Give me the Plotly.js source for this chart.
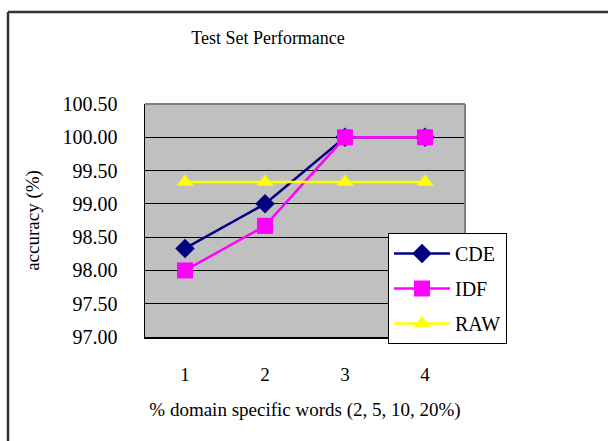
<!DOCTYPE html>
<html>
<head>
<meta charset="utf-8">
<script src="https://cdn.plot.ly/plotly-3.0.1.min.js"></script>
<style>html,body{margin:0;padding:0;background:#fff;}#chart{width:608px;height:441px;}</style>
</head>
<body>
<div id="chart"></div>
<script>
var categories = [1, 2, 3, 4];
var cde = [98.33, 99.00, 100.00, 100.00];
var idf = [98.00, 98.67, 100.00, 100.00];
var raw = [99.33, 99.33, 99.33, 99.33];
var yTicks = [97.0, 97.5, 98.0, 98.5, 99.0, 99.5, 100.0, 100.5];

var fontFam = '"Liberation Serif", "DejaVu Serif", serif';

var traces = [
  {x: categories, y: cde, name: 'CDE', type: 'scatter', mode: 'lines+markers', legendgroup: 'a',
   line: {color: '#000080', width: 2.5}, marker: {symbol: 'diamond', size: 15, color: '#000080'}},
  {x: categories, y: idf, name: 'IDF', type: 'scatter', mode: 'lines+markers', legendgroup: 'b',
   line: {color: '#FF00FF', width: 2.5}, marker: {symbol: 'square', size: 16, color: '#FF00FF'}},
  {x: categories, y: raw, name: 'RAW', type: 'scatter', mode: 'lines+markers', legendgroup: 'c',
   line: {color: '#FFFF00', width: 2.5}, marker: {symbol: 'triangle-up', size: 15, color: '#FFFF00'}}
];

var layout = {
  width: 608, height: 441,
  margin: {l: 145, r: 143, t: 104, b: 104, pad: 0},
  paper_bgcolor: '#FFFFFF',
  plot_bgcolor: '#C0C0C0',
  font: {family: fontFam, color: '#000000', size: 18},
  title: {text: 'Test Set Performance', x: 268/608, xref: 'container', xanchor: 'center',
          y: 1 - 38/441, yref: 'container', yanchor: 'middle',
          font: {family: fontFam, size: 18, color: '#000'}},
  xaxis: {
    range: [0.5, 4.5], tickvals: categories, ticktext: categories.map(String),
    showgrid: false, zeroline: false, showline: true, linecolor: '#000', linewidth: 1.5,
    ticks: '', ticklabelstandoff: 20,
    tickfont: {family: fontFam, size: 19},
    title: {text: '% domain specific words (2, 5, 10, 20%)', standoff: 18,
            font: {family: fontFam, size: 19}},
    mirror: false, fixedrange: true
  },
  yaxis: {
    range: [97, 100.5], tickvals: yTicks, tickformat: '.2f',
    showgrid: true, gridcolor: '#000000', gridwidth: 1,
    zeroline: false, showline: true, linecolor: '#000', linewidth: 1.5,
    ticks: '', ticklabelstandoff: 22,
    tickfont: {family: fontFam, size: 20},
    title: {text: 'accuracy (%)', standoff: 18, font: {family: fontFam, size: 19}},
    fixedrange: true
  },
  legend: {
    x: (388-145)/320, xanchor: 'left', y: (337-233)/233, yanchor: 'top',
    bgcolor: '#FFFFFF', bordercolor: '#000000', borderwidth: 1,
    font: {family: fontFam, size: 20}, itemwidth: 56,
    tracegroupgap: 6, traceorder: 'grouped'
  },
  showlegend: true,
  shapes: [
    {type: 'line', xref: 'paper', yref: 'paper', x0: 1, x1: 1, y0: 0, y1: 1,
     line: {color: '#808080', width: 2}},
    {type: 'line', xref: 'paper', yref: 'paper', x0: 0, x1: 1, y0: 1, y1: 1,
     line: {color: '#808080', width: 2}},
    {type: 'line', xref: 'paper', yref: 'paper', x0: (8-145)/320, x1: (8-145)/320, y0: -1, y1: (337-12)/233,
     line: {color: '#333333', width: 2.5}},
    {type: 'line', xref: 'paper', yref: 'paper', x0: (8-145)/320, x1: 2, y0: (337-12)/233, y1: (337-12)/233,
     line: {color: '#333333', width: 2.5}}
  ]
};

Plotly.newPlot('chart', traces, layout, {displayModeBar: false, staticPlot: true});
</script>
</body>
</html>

**Task statement**
Restate the data above word for word. Skip every picture.

**Written reply**
Give me the Plotly.js source for this chart.
<!DOCTYPE html>
<html>
<head>
<meta charset="utf-8">
<script src="https://cdn.plot.ly/plotly-3.0.1.min.js"></script>
<style>html,body{margin:0;padding:0;background:#fff;}#chart{width:608px;height:441px;}</style>
</head>
<body>
<div id="chart"></div>
<script>
var categories = [1, 2, 3, 4];
var cde = [98.33, 99.00, 100.00, 100.00];
var idf = [98.00, 98.67, 100.00, 100.00];
var raw = [99.33, 99.33, 99.33, 99.33];
var yTicks = [97.0, 97.5, 98.0, 98.5, 99.0, 99.5, 100.0, 100.5];

var fontFam = '"Liberation Serif", "DejaVu Serif", serif';

var traces = [
  {x: categories, y: cde, name: 'CDE', type: 'scatter', mode: 'lines+markers', legendgroup: 'a',
   line: {color: '#000080', width: 2.5}, marker: {symbol: 'diamond', size: 15, color: '#000080'}},
  {x: categories, y: idf, name: 'IDF', type: 'scatter', mode: 'lines+markers', legendgroup: 'b',
   line: {color: '#FF00FF', width: 2.5}, marker: {symbol: 'square', size: 16, color: '#FF00FF'}},
  {x: categories, y: raw, name: 'RAW', type: 'scatter', mode: 'lines+markers', legendgroup: 'c',
   line: {color: '#FFFF00', width: 2.5}, marker: {symbol: 'triangle-up', size: 15, color: '#FFFF00'}}
];

var layout = {
  width: 608, height: 441,
  margin: {l: 145, r: 143, t: 104, b: 104, pad: 0},
  paper_bgcolor: '#FFFFFF',
  plot_bgcolor: '#C0C0C0',
  font: {family: fontFam, color: '#000000', size: 18},
  title: {text: 'Test Set Performance', x: 268/608, xref: 'container', xanchor: 'center',
          y: 1 - 38/441, yref: 'container', yanchor: 'middle',
          font: {family: fontFam, size: 18, color: '#000'}},
  xaxis: {
    range: [0.5, 4.5], tickvals: categories, ticktext: categories.map(String),
    showgrid: false, zeroline: false, showline: true, linecolor: '#000', linewidth: 1.5,
    ticks: '', ticklabelstandoff: 20,
    tickfont: {family: fontFam, size: 19},
    title: {text: '% domain specific words (2, 5, 10, 20%)', standoff: 18,
            font: {family: fontFam, size: 19}},
    mirror: false, fixedrange: true
  },
  yaxis: {
    range: [97, 100.5], tickvals: yTicks, tickformat: '.2f',
    showgrid: true, gridcolor: '#000000', gridwidth: 1,
    zeroline: false, showline: true, linecolor: '#000', linewidth: 1.5,
    ticks: '', ticklabelstandoff: 22,
    tickfont: {family: fontFam, size: 20},
    title: {text: 'accuracy (%)', standoff: 18, font: {family: fontFam, size: 19}},
    fixedrange: true
  },
  legend: {
    x: (388-145)/320, xanchor: 'left', y: (337-233)/233, yanchor: 'top',
    bgcolor: '#FFFFFF', bordercolor: '#000000', borderwidth: 1,
    font: {family: fontFam, size: 20}, itemwidth: 56,
    tracegroupgap: 6, traceorder: 'grouped'
  },
  showlegend: true,
  shapes: [
    {type: 'line', xref: 'paper', yref: 'paper', x0: 1, x1: 1, y0: 0, y1: 1,
     line: {color: '#808080', width: 2}},
    {type: 'line', xref: 'paper', yref: 'paper', x0: 0, x1: 1, y0: 1, y1: 1,
     line: {color: '#808080', width: 2}},
    {type: 'line', xref: 'paper', yref: 'paper', x0: (8-145)/320, x1: (8-145)/320, y0: -1, y1: (337-12)/233,
     line: {color: '#333333', width: 2.5}},
    {type: 'line', xref: 'paper', yref: 'paper', x0: (8-145)/320, x1: 2, y0: (337-12)/233, y1: (337-12)/233,
     line: {color: '#333333', width: 2.5}}
  ]
};

Plotly.newPlot('chart', traces, layout, {displayModeBar: false, staticPlot: true});
</script>
</body>
</html>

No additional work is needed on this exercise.